Changing the Subject is a history of philosophy in twelve thinkers. There are lucid self-contained essays on Socrates, Plato, Lucretius, Augustine, Montaigne, Hobbes, Hegel, Nietzsche, Lukács, Heidegger, Wittgenstein and Adorno; but Descartes, Locke, Leibniz, Hume and Kant don't even make it to the index. The whole performance combines polyglot philological rigour with supple intellectual sympathy, and it is all presented – as Geuss puts it – hilaritatis causa, or in a spirit of fun.

Out of his twelve philosophers, Geuss seems closest to Lucretius, who despised religion (though the word religio meant something rather different at the time), and maintained that the world has no moral purpose and is utterly indifferent to our existence. Hobbes comes almost as high in Geuss's estimation: he invented the concept of the "state" as the locus of political sovereignty, and treated it as an "artificial construct" which pays no regard to such so-called principles as "natural rights" or "the common good". Hegel, as Geuss reads him, was a good disciple of Hobbes because he avoided trying to "justify" the ways of the world, and he opened the way for Nietzsche's furious attacks on self-serving ideas of "truth-telling", "profundity" and "authenticity". In the wake of Lucretius, Hobbes, Hegel and Niet­zsche, philosophy seems to be essentially a battle against the bewitchment of our intelligence by moralistic sentimentality.

There are two different ways of responding to this predicament. Geuss sketches one of them in a scintillating chapter on Theodor Adorno, the twentieth-century aesthete who sought to combine classical Marxism with disdain for the stupidity of the masses. Adorno, you might say, showed signs of intellectual mysophobia, or Platonistic revulsion from impurity, and Geuss – who regards Plato as an "intellectual bully" – is uneasy about Adorno's "relentless negativism". He finds an amiable alternative in Michel de Montaigne who, having no desire to correct the follies of humanity, was "free of all these pathologies".

Geuss pays tribute to Montaigne for never "wagging his finger", but in the end he sides with Adorno. He is a bit of a mysophobe himself, and that seems to be why he never formed a lasting alliance with his old comrade in Princeton. He recalls an occasion when Rorty told him that he found inspiration in the work of Hans-Georg Gadamer, who saw the whole of human existence as a vast "conversation", in which we should try to include everyone, even those with whom we disagree.

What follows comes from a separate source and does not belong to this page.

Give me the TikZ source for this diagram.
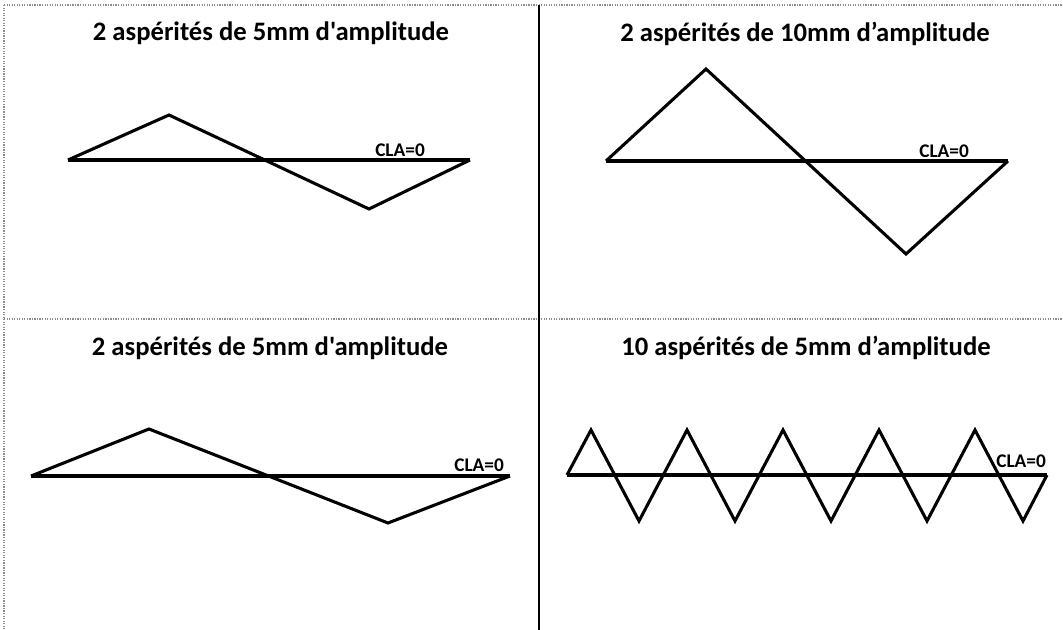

Geuss tried to convince Rorty that Gadamer was "a reactionary, distended windbag", but Rorty continued on his way: he started to call himself, half-jokingly, a "bourgeois liberal", and began discussing politics in terms of old pieties like "human rights", "democracy", "private life" and even "patriotism". He did not suppose that such phrases had any theoretical justification, but he found them useful for expanding the conversational circle. Geuss, on the other hand, deplored them as "irremediable tosh" and "unwarranted fantasies presenting themselves as irrefutable facts". He was not amused by Rorty's jokes, and found his casualness hard to forgive.

Geuss concludes by suggesting that philosophy is dead: vital signs gave out some forty years ago, he says, and the excitement, creativity and inventiveness of the past have been replaced by dutiful recitations and historical re-enactments. But in this bracing and approachable book he gives himself the lie, demonstrating that there is life in philosophy yet.